Excerpted records:
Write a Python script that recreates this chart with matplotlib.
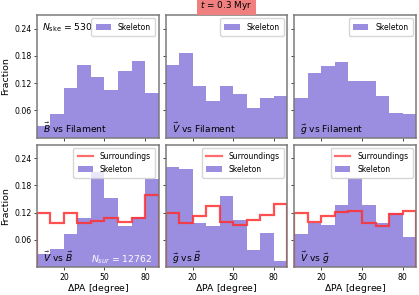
import numpy as np
import matplotlib
matplotlib.use("Agg")
import matplotlib.pyplot as plt

edges = np.arange(0, 100, 10)

# skeleton fractions (top row: field vs filament)
ske_B_fil = [0.025, 0.051, 0.109, 0.160, 0.133, 0.104, 0.147, 0.168, 0.098]
ske_V_fil = [0.159, 0.186, 0.113, 0.081, 0.113, 0.097, 0.066, 0.087, 0.092]
ske_g_fil = [0.087, 0.142, 0.158, 0.166, 0.124, 0.124, 0.092, 0.053, 0.051]

# bottom row: field vs field, skeleton and surroundings
ske_V_B = [0.029, 0.040, 0.072, 0.109, 0.210, 0.153, 0.090, 0.110, 0.193]
sur_V_B = [0.119, 0.096, 0.118, 0.096, 0.101, 0.108, 0.099, 0.109, 0.159]
ske_g_B = [0.220, 0.216, 0.096, 0.090, 0.157, 0.103, 0.038, 0.076, 0.014]
sur_g_B = [0.118, 0.096, 0.112, 0.134, 0.099, 0.093, 0.104, 0.114, 0.138]
ske_V_g = [0.073, 0.096, 0.093, 0.136, 0.196, 0.136, 0.096, 0.118, 0.066]
sur_V_g = [0.119, 0.099, 0.112, 0.121, 0.123, 0.097, 0.090, 0.116, 0.123]

top_labels = [r"$\vec{B}$ vs Filament", r"$\vec{V}$ vs Filament", r"$\vec{g}$ vs Filament"]
bot_labels = [r"$\vec{V}$ vs $\vec{B}$", r"$\vec{g}$ vs $\vec{B}$", r"$\vec{V}$ vs $\vec{g}$"]
n_ske = 530
n_sur = 12762

purple = '#9b8ee0'
red = '#ff3030'

fig, axes = plt.subplots(2, 3, figsize=(4.19, 2.95), dpi=100, sharex=True, sharey=True)
fig.subplots_adjust(left=0.088, right=0.993, top=0.949, bottom=0.095, wspace=0.058, hspace=0.057)

top = [ske_B_fil, ske_V_fil, ske_g_fil]
bot = [(ske_V_B, sur_V_B), (ske_g_B, sur_g_B), (ske_V_g, sur_V_g)]

leg_kw = dict(loc='upper right', fontsize=5.5, handlelength=2.0, borderpad=0.55,
              labelspacing=0.45, handletextpad=0.9, borderaxespad=0.45)

for i in range(3):
    ax = axes[0, i]
    ax.stairs(top[i], edges, fill=True, color=purple, label='Skeleton')
    ax.text(0.05, 0.04, top_labels[i], transform=ax.transAxes, fontsize=6.6)
    ax.legend(**leg_kw)

    ax = axes[1, i]
    ske, sur = bot[i]
    p = ax.stairs(ske, edges, fill=True, color=purple)
    ax.stairs(sur, edges, baseline=0, color=red, lw=1.6, alpha=0.85)
    ax.text(0.05, 0.04, bot_labels[i], transform=ax.transAxes, fontsize=6.6)
    ax.legend([plt.Line2D([], [], color=red, lw=1.6, alpha=0.7), p],
              ['Surroundings', 'Skeleton'], **leg_kw)

axes[0, 0].text(0.04, 0.87, r"$N_{\rm ske}$ = %d" % n_ske, transform=axes[0, 0].transAxes,
                fontsize=6.7)
axes[1, 0].text(0.95, 0.04, r"$N_{sur}$ = %d" % n_sur, transform=axes[1, 0].transAxes,
                fontsize=6.7, color='white', ha='right')

for ax in axes.flat:
    ax.set_xlim(0, 90)
    ax.set_ylim(0, 0.27)
    ax.set_xticks([20, 50, 80])
    ax.set_yticks([0.06, 0.12, 0.18, 0.24])
    ax.tick_params(labelsize=5.6, length=2.5, width=0.7, pad=1.5, color='#444444')
    for s in ax.spines.values():
        s.set_color('#7a7a7a')
        s.set_linewidth(1.1)

for ax in axes[1]:
    ax.set_xlabel(r"$\Delta$PA [degree]", fontsize=6.7, labelpad=0.5)
for ax in axes[:, 0]:
    ax.set_ylabel("Fraction", fontsize=6.8, labelpad=3)

fig.text(0.54, 0.982, r"$t$ = 0.3 Myr", ha='center', va='center', fontsize=6.4,
         bbox=dict(facecolor='#f08080', edgecolor='none', pad=2.5))

fig.savefig("out.png", dpi=100)
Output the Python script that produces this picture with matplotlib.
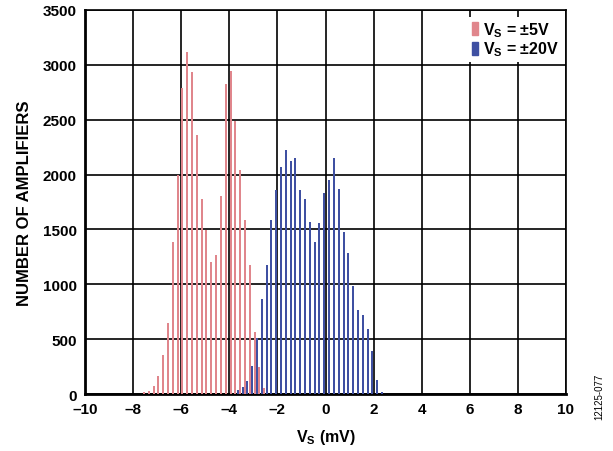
"""Offset voltage distribution histogram, Vs = ±5V vs ±20V."""
import matplotlib
matplotlib.use("Agg")
import matplotlib.pyplot as plt
import numpy as np
from matplotlib.patches import Patch

plt.rcParams["font.family"] = ["Liberation Sans", "DejaVu Sans"]
plt.rcParams["font.weight"] = "bold"
plt.rcParams["mathtext.fontset"] = "custom"
plt.rcParams["mathtext.rm"] = "Liberation Sans:bold"
plt.rcParams["mathtext.it"] = "Liberation Sans:bold"
plt.rcParams["mathtext.bf"] = "Liberation Sans:bold"

# bin centres (mV) and counts
VS5_X = [-7.55, -7.35, -7.15, -6.95, -6.75, -6.55, -6.35, -6.15, -5.95, -5.75,
         -5.55, -5.35, -5.15, -4.95, -4.75, -4.55, -4.35, -4.15, -3.95, -3.75,
         -3.55, -3.35, -3.15, -2.95, -2.75, -2.55]
VS5_N = [18, 30, 73, 160, 355, 645, 1388, 2000, 2790, 3115,
         2935, 2360, 1782, 1494, 1200, 1264, 1809, 2827, 2948, 2485,
         2040, 1590, 1175, 566, 250, 52]

VS20_X = [-3.65, -3.45, -3.25, -3.05, -2.85, -2.65, -2.45, -2.25, -2.05, -1.85,
          -1.65, -1.45, -1.25, -1.05, -0.85, -0.65, -0.45, -0.25, -0.05, 0.15,
          0.35, 0.55, 0.75, 0.95, 1.15, 1.35, 1.55, 1.75, 1.95, 2.15, 2.35]
VS20_N = [36, 61, 118, 257, 510, 870, 1175, 1590, 1860, 2070,
          2221, 2122, 2155, 1864, 1779, 1572, 1388, 1555, 1830, 1948,
          2148, 1870, 1479, 1285, 985, 766, 718, 597, 388, 127, 15]

X_TICKS = np.arange(-10, 11, 2)
Y_TICKS = np.arange(0, 3501, 500)

RED = "#e0868c"
BLUE = "#3f50a2"

fig = plt.figure(figsize=(6.13, 4.52), dpi=100)
ax = fig.add_axes([0.1387, 0.126, 0.7846, 0.8497])

# ~2 px wide bars so they snap evenly
ax.bar(VS5_X, VS5_N, width=0.083, color=RED, zorder=3)
ax.bar(VS20_X, VS20_N, width=0.083, color=BLUE, zorder=3)

ax.set_xlim(-10, 10)
ax.set_ylim(0, 3500)
ax.set_xticks(X_TICKS)
ax.set_xticklabels([f"{v:d}".replace("-", "\u2013") for v in X_TICKS])
ax.set_yticks(Y_TICKS)
ax.tick_params(length=0, labelsize=11, pad=6)
for lab in ax.get_xticklabels() + ax.get_yticklabels():
    lab.set_fontweight("bold")
ax.grid(True, color="black", linewidth=1.2, zorder=1)
ax.set_axisbelow(True)
for side in ["top", "right"]:
    ax.spines[side].set_linewidth(1.2)
for side in ["left", "bottom"]:
    ax.spines[side].set_linewidth(2.0)

ax.set_xlabel("V$_\\mathrm{S}$ (mV)", fontsize=11.5, fontweight="bold", labelpad=8)
ax.set_ylabel("NUMBER OF AMPLIFIERS", fontsize=12, fontweight="bold", labelpad=8)

handles = [Patch(color=RED), Patch(color=BLUE)]
leg = ax.legend(handles, ["V$_\\mathrm{S}$ = ±5V", "V$_\\mathrm{S}$ = ±20V"],
                loc="upper right", bbox_to_anchor=(0.998, 0.99), frameon=True,
                fancybox=False, framealpha=1, edgecolor="white",
                prop={"size": 11.5, "weight": "bold"},
                handlelength=0.35, handleheight=0.9, handletextpad=0.3,
                labelspacing=0.05, borderpad=0.2, borderaxespad=0.2)
leg.get_frame().set_linewidth(0)

fig.text(0.977, 0.071, "12125-077", rotation=90, fontsize=7,
         fontweight="normal", ha="center", va="bottom")

fig.savefig("out.png", dpi=100)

Task instructions: Starting at the top of the listing above, please restate word for word each line up to and including the one that holds "['Surroundings', 'Skeleton'], **leg_kw)", omitting every image.

Result below:
Write a Python script that recreates this chart with matplotlib.
import numpy as np
import matplotlib
matplotlib.use("Agg")
import matplotlib.pyplot as plt

edges = np.arange(0, 100, 10)

# skeleton fractions (top row: field vs filament)
ske_B_fil = [0.025, 0.051, 0.109, 0.160, 0.133, 0.104, 0.147, 0.168, 0.098]
ske_V_fil = [0.159, 0.186, 0.113, 0.081, 0.113, 0.097, 0.066, 0.087, 0.092]
ske_g_fil = [0.087, 0.142, 0.158, 0.166, 0.124, 0.124, 0.092, 0.053, 0.051]

# bottom row: field vs field, skeleton and surroundings
ske_V_B = [0.029, 0.040, 0.072, 0.109, 0.210, 0.153, 0.090, 0.110, 0.193]
sur_V_B = [0.119, 0.096, 0.118, 0.096, 0.101, 0.108, 0.099, 0.109, 0.159]
ske_g_B = [0.220, 0.216, 0.096, 0.090, 0.157, 0.103, 0.038, 0.076, 0.014]
sur_g_B = [0.118, 0.096, 0.112, 0.134, 0.099, 0.093, 0.104, 0.114, 0.138]
ske_V_g = [0.073, 0.096, 0.093, 0.136, 0.196, 0.136, 0.096, 0.118, 0.066]
sur_V_g = [0.119, 0.099, 0.112, 0.121, 0.123, 0.097, 0.090, 0.116, 0.123]

top_labels = [r"$\vec{B}$ vs Filament", r"$\vec{V}$ vs Filament", r"$\vec{g}$ vs Filament"]
bot_labels = [r"$\vec{V}$ vs $\vec{B}$", r"$\vec{g}$ vs $\vec{B}$", r"$\vec{V}$ vs $\vec{g}$"]
n_ske = 530
n_sur = 12762

purple = '#9b8ee0'
red = '#ff3030'

fig, axes = plt.subplots(2, 3, figsize=(4.19, 2.95), dpi=100, sharex=True, sharey=True)
fig.subplots_adjust(left=0.088, right=0.993, top=0.949, bottom=0.095, wspace=0.058, hspace=0.057)

top = [ske_B_fil, ske_V_fil, ske_g_fil]
bot = [(ske_V_B, sur_V_B), (ske_g_B, sur_g_B), (ske_V_g, sur_V_g)]

leg_kw = dict(loc='upper right', fontsize=5.5, handlelength=2.0, borderpad=0.55,
              labelspacing=0.45, handletextpad=0.9, borderaxespad=0.45)

for i in range(3):
    ax = axes[0, i]
    ax.stairs(top[i], edges, fill=True, color=purple, label='Skeleton')
    ax.text(0.05, 0.04, top_labels[i], transform=ax.transAxes, fontsize=6.6)
    ax.legend(**leg_kw)

    ax = axes[1, i]
    ske, sur = bot[i]
    p = ax.stairs(ske, edges, fill=True, color=purple)
    ax.stairs(sur, edges, baseline=0, color=red, lw=1.6, alpha=0.85)
    ax.text(0.05, 0.04, bot_labels[i], transform=ax.transAxes, fontsize=6.6)
    ax.legend([plt.Line2D([], [], color=red, lw=1.6, alpha=0.7), p],
              ['Surroundings', 'Skeleton'], **leg_kw)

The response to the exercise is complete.